Cor da pele. É o atributo mais problemático. Em Portugal, as dissonâncias entre os discursos em prol das minorias e as práticas são verificáveis na quase supressão da diversidade racial na composição dos grupos parlamentares da direita à esquerda. É ostensivo o divórcio entre o espaço de representatividade eletiva, e política em geral, e as características raciais dos atuais portugueses. O tempo tornou bem mais comum um negro casar-se com uma branca do que PS, PCP, Os Verdes ou Bloco de Esquerda – a ululante consciência moral ‘inclusiva’ do regime – integrarem um(a) deputado(a) negro(a).

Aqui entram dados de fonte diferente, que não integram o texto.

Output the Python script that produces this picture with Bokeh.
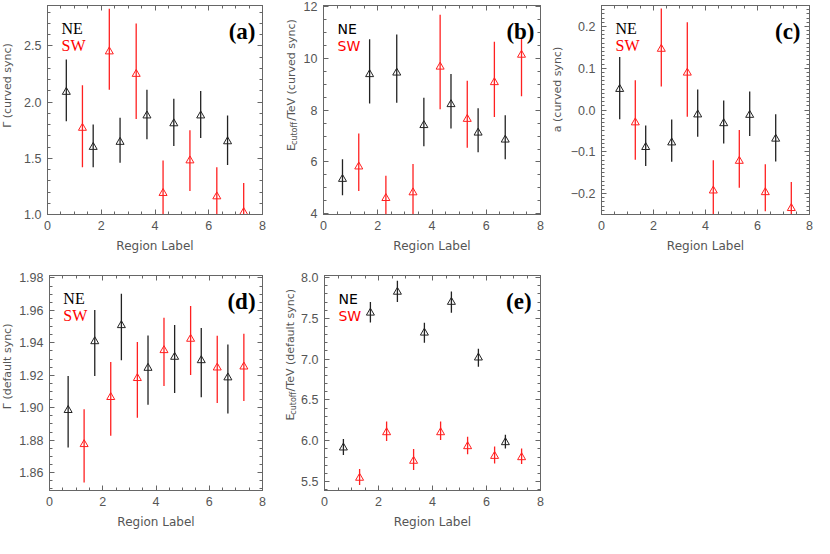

Para dissipar dúvidas, as sociedades de brancos são para ser governadas por brancos. As sociedades de negros são para ser governadas por negros. Por aí adiante. Não é razoável supor que os sistemas de representatividade política da atualidade possam distorcer essa característica das identidades. Paradoxalmente a relevância social do atributo da cor da pele confere à representatividade política das minorias um significado fundamental, tornando-a numa das marcas distintivas da qualidade de determinados sistemas sociais e políticos. Ela permite destacar as ambições genuínas em integrar a diversidade racial das dissimuladas; os empenhados em aprofundar ideais universais de cidadania dos paroquiais; os sistemas e países democráticos centrais dos periféricos. Reporto-me a indivíduos com papéis políticos e partidários ativos e não a meros figurantes.

Abrir a representatividade política às minorias raciais portuguesas, em concreto aos negros, seria relevante não apenas para torná-los (finalmente…) ‘portugueses de primeira’, mas também um indicador que facilitaria a abertura ou a consolidação de espaços de legitimidade social e política às minorias raciais nas atuais sociedades africanas, em particular a branca e mestiça de ascendência portuguesa. Uma pátria de emigrantes tem de ser sensível a esta questão. Certas práticas acabam por ser recíprocas e os exemplos começam na casa de cada um. Em certos contextos, pode até estar em jogo a dignidade e a segurança das minorias raciais.

Os portugueses comuns, que muito têm feito, pagam ainda a fatura de um cinismo de sobra na retórica da importância estratégica do espaço da lusofonia (dado factual para as próximas gerações) porque o sistema representativo do seu país não evidencia posturas que tornem tal ambição convincente. Em quarenta anos de democracia nada se aprendeu sobre a importância da composição racial do sistema representativo norte-americano.

Na Europa, a norte, o parlamento alemão – de um país com um passado racial traumático, sem tradição imperial em África equiparável à portuguesa, mas que evidencia saber estar consigo mesmo e afirmar-se no mundo de hoje – toma bem mais a sério o atributo da cor da pele na legitimação social do seu sistema representativo da esquerda à direita, atestado pela eleição dos deputados negros Karamba Diaby (SPD) e Charles Muhamad Huber (CDU). A sul, apesar de uma primeira experiência difícil com a ministra negra Cécile Kyenge, o sistema político italiano, de outro país europeu sem herança colonial recente equiparável à portuguesa, empenhou-se em demonstrar uma abertura efetiva às minorias italianas e à heterogeneidade do mundo.

Para que servem 230 lugares no parlamento português?